**TASK OBJECTIVE**
Transcribe each line of the material as it is, and drop any picture.
** start DATA EXTRACT **
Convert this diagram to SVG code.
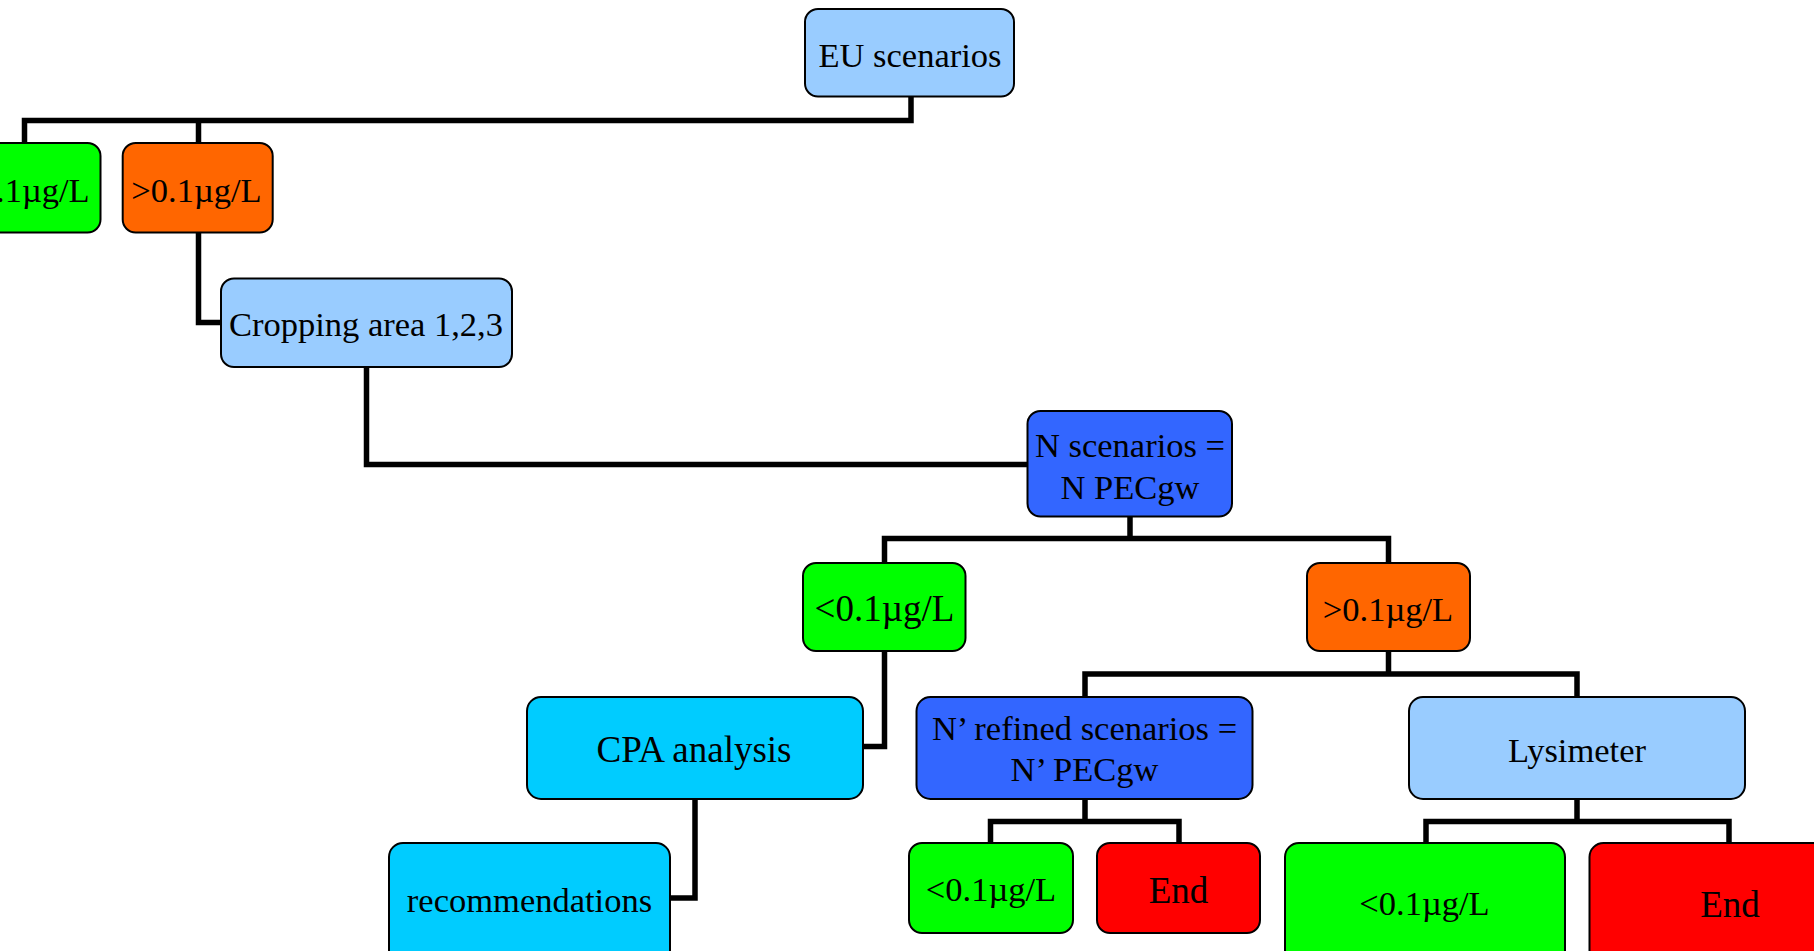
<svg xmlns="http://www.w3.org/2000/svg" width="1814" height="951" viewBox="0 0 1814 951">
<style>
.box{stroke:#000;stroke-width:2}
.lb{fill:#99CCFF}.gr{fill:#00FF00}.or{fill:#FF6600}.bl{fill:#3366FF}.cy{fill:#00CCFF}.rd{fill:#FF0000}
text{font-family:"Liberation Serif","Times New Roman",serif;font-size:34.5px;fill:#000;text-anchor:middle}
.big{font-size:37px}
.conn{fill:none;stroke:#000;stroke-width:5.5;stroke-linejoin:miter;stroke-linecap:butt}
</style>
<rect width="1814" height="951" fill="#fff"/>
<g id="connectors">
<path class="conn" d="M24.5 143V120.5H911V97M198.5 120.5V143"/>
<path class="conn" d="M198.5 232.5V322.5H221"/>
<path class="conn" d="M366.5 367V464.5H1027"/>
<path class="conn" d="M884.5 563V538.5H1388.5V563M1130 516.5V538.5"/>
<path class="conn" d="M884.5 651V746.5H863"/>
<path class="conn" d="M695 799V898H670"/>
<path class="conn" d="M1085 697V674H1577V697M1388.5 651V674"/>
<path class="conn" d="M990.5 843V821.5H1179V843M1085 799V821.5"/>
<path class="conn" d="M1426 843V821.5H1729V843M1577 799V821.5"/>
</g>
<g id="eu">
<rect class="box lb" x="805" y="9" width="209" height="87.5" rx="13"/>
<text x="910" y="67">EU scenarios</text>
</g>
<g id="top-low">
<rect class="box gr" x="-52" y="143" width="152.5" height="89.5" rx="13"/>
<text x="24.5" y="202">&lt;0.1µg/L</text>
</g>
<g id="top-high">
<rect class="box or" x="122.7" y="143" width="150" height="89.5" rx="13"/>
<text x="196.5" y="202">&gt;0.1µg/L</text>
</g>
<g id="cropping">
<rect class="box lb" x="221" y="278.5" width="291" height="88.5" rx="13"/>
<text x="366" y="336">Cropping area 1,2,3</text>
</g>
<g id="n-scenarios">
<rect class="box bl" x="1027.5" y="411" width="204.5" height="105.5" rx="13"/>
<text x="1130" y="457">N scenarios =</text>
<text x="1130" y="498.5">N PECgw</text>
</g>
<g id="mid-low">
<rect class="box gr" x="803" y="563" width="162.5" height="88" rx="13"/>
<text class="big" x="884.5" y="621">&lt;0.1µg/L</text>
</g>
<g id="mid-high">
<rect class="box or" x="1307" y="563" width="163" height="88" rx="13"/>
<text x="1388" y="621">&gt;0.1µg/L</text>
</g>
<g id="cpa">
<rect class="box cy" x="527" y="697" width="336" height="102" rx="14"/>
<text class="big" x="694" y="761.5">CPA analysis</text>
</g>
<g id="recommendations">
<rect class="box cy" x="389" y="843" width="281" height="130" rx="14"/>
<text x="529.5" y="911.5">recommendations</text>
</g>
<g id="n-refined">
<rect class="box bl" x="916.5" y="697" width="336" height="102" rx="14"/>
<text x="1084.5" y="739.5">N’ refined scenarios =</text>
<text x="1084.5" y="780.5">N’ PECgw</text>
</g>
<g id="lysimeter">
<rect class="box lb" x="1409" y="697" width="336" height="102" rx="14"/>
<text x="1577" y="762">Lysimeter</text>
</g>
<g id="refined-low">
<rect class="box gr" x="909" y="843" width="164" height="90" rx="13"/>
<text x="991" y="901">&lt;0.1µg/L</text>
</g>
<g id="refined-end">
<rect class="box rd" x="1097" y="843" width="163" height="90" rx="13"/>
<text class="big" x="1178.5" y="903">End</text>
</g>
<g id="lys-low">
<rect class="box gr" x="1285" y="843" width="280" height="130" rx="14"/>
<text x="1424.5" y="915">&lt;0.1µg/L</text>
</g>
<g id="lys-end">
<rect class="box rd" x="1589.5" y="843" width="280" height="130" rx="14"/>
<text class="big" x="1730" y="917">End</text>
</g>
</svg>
** end DATA EXTRACT **
**EXPECTED OUTPUT**
Convert this diagram to SVG code.
<svg xmlns="http://www.w3.org/2000/svg" width="1814" height="951" viewBox="0 0 1814 951">
<style>
.box{stroke:#000;stroke-width:2}
.lb{fill:#99CCFF}.gr{fill:#00FF00}.or{fill:#FF6600}.bl{fill:#3366FF}.cy{fill:#00CCFF}.rd{fill:#FF0000}
text{font-family:"Liberation Serif","Times New Roman",serif;font-size:34.5px;fill:#000;text-anchor:middle}
.big{font-size:37px}
.conn{fill:none;stroke:#000;stroke-width:5.5;stroke-linejoin:miter;stroke-linecap:butt}
</style>
<rect width="1814" height="951" fill="#fff"/>
<g id="connectors">
<path class="conn" d="M24.5 143V120.5H911V97M198.5 120.5V143"/>
<path class="conn" d="M198.5 232.5V322.5H221"/>
<path class="conn" d="M366.5 367V464.5H1027"/>
<path class="conn" d="M884.5 563V538.5H1388.5V563M1130 516.5V538.5"/>
<path class="conn" d="M884.5 651V746.5H863"/>
<path class="conn" d="M695 799V898H670"/>
<path class="conn" d="M1085 697V674H1577V697M1388.5 651V674"/>
<path class="conn" d="M990.5 843V821.5H1179V843M1085 799V821.5"/>
<path class="conn" d="M1426 843V821.5H1729V843M1577 799V821.5"/>
</g>
<g id="eu">
<rect class="box lb" x="805" y="9" width="209" height="87.5" rx="13"/>
<text x="910" y="67">EU scenarios</text>
</g>
<g id="top-low">
<rect class="box gr" x="-52" y="143" width="152.5" height="89.5" rx="13"/>
<text x="24.5" y="202">&lt;0.1µg/L</text>
</g>
<g id="top-high">
<rect class="box or" x="122.7" y="143" width="150" height="89.5" rx="13"/>
<text x="196.5" y="202">&gt;0.1µg/L</text>
</g>
<g id="cropping">
<rect class="box lb" x="221" y="278.5" width="291" height="88.5" rx="13"/>
<text x="366" y="336">Cropping area 1,2,3</text>
</g>
<g id="n-scenarios">
<rect class="box bl" x="1027.5" y="411" width="204.5" height="105.5" rx="13"/>
<text x="1130" y="457">N scenarios =</text>
<text x="1130" y="498.5">N PECgw</text>
</g>
<g id="mid-low">
<rect class="box gr" x="803" y="563" width="162.5" height="88" rx="13"/>
<text class="big" x="884.5" y="621">&lt;0.1µg/L</text>
</g>
<g id="mid-high">
<rect class="box or" x="1307" y="563" width="163" height="88" rx="13"/>
<text x="1388" y="621">&gt;0.1µg/L</text>
</g>
<g id="cpa">
<rect class="box cy" x="527" y="697" width="336" height="102" rx="14"/>
<text class="big" x="694" y="761.5">CPA analysis</text>
</g>
<g id="recommendations">
<rect class="box cy" x="389" y="843" width="281" height="130" rx="14"/>
<text x="529.5" y="911.5">recommendations</text>
</g>
<g id="n-refined">
<rect class="box bl" x="916.5" y="697" width="336" height="102" rx="14"/>
<text x="1084.5" y="739.5">N’ refined scenarios =</text>
<text x="1084.5" y="780.5">N’ PECgw</text>
</g>
<g id="lysimeter">
<rect class="box lb" x="1409" y="697" width="336" height="102" rx="14"/>
<text x="1577" y="762">Lysimeter</text>
</g>
<g id="refined-low">
<rect class="box gr" x="909" y="843" width="164" height="90" rx="13"/>
<text x="991" y="901">&lt;0.1µg/L</text>
</g>
<g id="refined-end">
<rect class="box rd" x="1097" y="843" width="163" height="90" rx="13"/>
<text class="big" x="1178.5" y="903">End</text>
</g>
<g id="lys-low">
<rect class="box gr" x="1285" y="843" width="280" height="130" rx="14"/>
<text x="1424.5" y="915">&lt;0.1µg/L</text>
</g>
<g id="lys-end">
<rect class="box rd" x="1589.5" y="843" width="280" height="130" rx="14"/>
<text class="big" x="1730" y="917">End</text>
</g>
</svg>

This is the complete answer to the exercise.